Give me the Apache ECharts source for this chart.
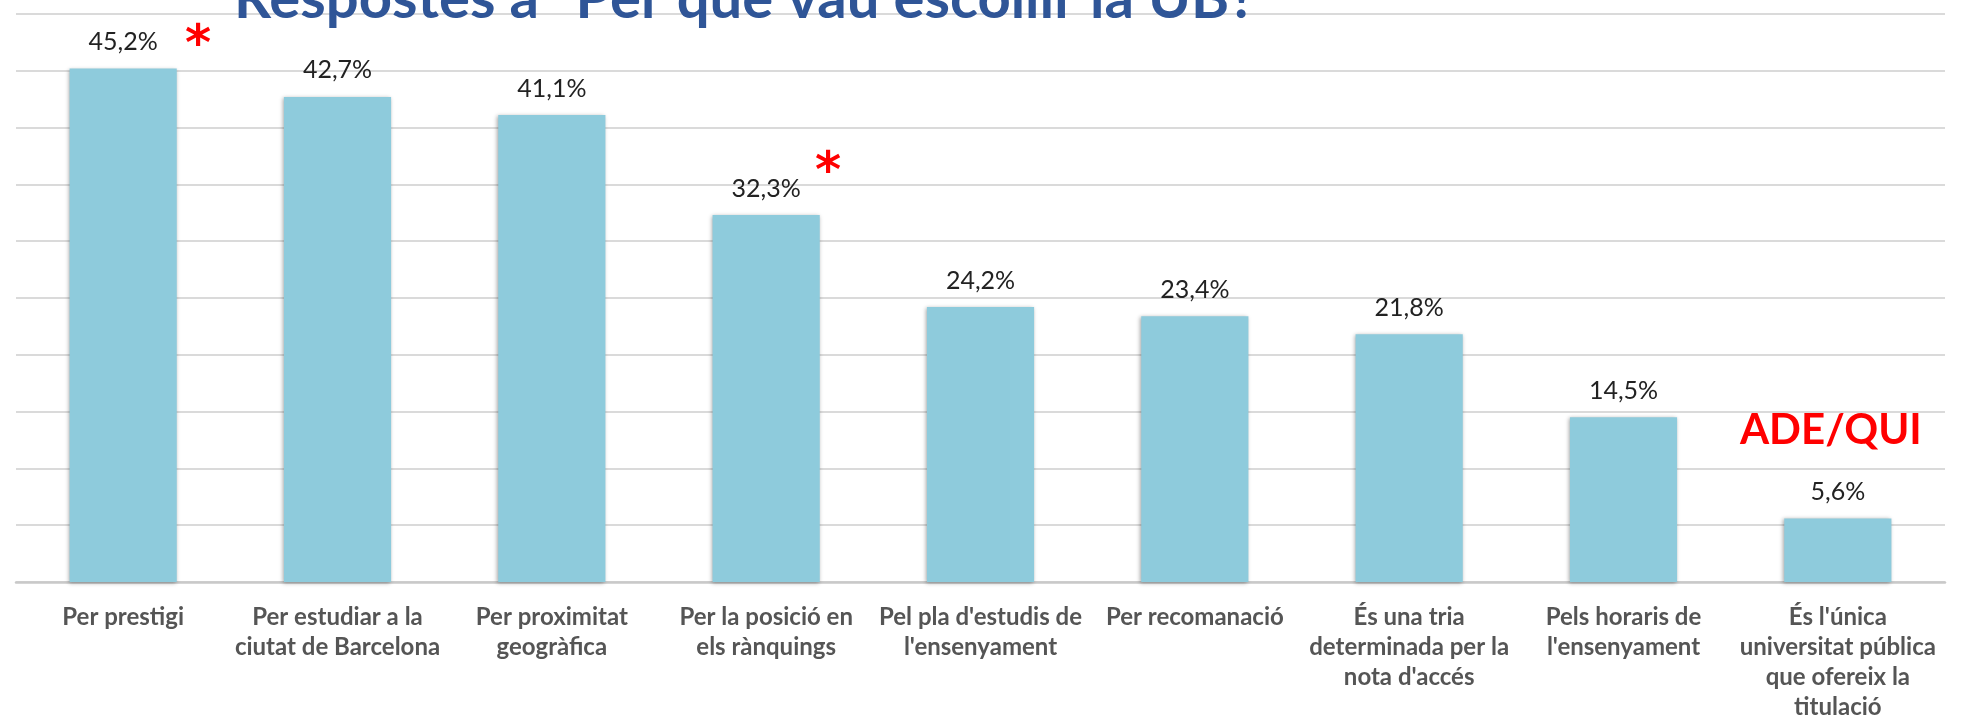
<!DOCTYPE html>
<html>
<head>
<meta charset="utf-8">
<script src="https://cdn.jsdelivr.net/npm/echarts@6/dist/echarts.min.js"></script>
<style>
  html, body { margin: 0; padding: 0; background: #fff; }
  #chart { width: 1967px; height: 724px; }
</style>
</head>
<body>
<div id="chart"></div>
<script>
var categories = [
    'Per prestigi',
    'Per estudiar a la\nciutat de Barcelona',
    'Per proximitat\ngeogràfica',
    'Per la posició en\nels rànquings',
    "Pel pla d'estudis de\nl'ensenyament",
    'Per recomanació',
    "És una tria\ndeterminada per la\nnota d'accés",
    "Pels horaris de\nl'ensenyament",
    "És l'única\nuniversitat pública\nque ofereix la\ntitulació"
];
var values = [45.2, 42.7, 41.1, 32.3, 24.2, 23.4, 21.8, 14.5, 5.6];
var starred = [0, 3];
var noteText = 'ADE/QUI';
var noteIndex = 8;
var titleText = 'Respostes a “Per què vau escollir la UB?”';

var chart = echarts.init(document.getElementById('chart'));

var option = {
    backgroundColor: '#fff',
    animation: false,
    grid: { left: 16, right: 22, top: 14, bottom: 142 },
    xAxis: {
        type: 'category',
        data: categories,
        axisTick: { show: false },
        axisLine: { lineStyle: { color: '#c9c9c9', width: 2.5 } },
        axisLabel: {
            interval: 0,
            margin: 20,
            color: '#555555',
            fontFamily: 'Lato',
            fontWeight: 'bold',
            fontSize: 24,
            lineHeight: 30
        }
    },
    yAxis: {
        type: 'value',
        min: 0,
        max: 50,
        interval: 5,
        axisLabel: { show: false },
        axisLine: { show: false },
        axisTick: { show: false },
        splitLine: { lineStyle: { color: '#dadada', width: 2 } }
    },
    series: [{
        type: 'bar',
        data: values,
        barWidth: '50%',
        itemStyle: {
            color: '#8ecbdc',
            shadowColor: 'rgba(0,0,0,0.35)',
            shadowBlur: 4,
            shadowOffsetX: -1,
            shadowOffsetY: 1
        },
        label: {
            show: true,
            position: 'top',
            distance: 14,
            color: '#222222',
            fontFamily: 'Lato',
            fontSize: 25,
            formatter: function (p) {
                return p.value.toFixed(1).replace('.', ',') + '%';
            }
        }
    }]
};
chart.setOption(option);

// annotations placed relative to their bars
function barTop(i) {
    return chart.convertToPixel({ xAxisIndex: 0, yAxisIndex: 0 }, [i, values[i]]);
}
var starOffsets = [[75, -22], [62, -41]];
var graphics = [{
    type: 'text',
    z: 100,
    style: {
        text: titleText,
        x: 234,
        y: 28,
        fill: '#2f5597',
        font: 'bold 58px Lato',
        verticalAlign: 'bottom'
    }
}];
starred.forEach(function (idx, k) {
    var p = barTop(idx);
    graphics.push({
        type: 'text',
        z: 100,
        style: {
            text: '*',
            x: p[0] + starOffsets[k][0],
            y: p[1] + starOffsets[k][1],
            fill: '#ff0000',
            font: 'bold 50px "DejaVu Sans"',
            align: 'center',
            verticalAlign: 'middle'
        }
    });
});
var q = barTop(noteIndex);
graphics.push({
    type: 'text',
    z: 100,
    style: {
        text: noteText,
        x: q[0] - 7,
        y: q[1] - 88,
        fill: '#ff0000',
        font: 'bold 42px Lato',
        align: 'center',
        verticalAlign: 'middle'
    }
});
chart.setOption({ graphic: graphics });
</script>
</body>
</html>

____

- _GIVEN TASK_: Word for word, quote the full listing, omitting every picture.

- _FINAL ANSWER_:
Give me the Apache ECharts source for this chart.
<!DOCTYPE html>
<html>
<head>
<meta charset="utf-8">
<script src="https://cdn.jsdelivr.net/npm/echarts@6/dist/echarts.min.js"></script>
<style>
  html, body { margin: 0; padding: 0; background: #fff; }
  #chart { width: 1967px; height: 724px; }
</style>
</head>
<body>
<div id="chart"></div>
<script>
var categories = [
    'Per prestigi',
    'Per estudiar a la\nciutat de Barcelona',
    'Per proximitat\ngeogràfica',
    'Per la posició en\nels rànquings',
    "Pel pla d'estudis de\nl'ensenyament",
    'Per recomanació',
    "És una tria\ndeterminada per la\nnota d'accés",
    "Pels horaris de\nl'ensenyament",
    "És l'única\nuniversitat pública\nque ofereix la\ntitulació"
];
var values = [45.2, 42.7, 41.1, 32.3, 24.2, 23.4, 21.8, 14.5, 5.6];
var starred = [0, 3];
var noteText = 'ADE/QUI';
var noteIndex = 8;
var titleText = 'Respostes a “Per què vau escollir la UB?”';

var chart = echarts.init(document.getElementById('chart'));

var option = {
    backgroundColor: '#fff',
    animation: false,
    grid: { left: 16, right: 22, top: 14, bottom: 142 },
    xAxis: {
        type: 'category',
        data: categories,
        axisTick: { show: false },
        axisLine: { lineStyle: { color: '#c9c9c9', width: 2.5 } },
        axisLabel: {
            interval: 0,
            margin: 20,
            color: '#555555',
            fontFamily: 'Lato',
            fontWeight: 'bold',
            fontSize: 24,
            lineHeight: 30
        }
    },
    yAxis: {
        type: 'value',
        min: 0,
        max: 50,
        interval: 5,
        axisLabel: { show: false },
        axisLine: { show: false },
        axisTick: { show: false },
        splitLine: { lineStyle: { color: '#dadada', width: 2 } }
    },
    series: [{
        type: 'bar',
        data: values,
        barWidth: '50%',
        itemStyle: {
            color: '#8ecbdc',
            shadowColor: 'rgba(0,0,0,0.35)',
            shadowBlur: 4,
            shadowOffsetX: -1,
            shadowOffsetY: 1
        },
        label: {
            show: true,
            position: 'top',
            distance: 14,
            color: '#222222',
            fontFamily: 'Lato',
            fontSize: 25,
            formatter: function (p) {
                return p.value.toFixed(1).replace('.', ',') + '%';
            }
        }
    }]
};
chart.setOption(option);

// annotations placed relative to their bars
function barTop(i) {
    return chart.convertToPixel({ xAxisIndex: 0, yAxisIndex: 0 }, [i, values[i]]);
}
var starOffsets = [[75, -22], [62, -41]];
var graphics = [{
    type: 'text',
    z: 100,
    style: {
        text: titleText,
        x: 234,
        y: 28,
        fill: '#2f5597',
        font: 'bold 58px Lato',
        verticalAlign: 'bottom'
    }
}];
starred.forEach(function (idx, k) {
    var p = barTop(idx);
    graphics.push({
        type: 'text',
        z: 100,
        style: {
            text: '*',
            x: p[0] + starOffsets[k][0],
            y: p[1] + starOffsets[k][1],
            fill: '#ff0000',
            font: 'bold 50px "DejaVu Sans"',
            align: 'center',
            verticalAlign: 'middle'
        }
    });
});
var q = barTop(noteIndex);
graphics.push({
    type: 'text',
    z: 100,
    style: {
        text: noteText,
        x: q[0] - 7,
        y: q[1] - 88,
        fill: '#ff0000',
        font: 'bold 42px Lato',
        align: 'center',
        verticalAlign: 'middle'
    }
});
chart.setOption({ graphic: graphics });
</script>
</body>
</html>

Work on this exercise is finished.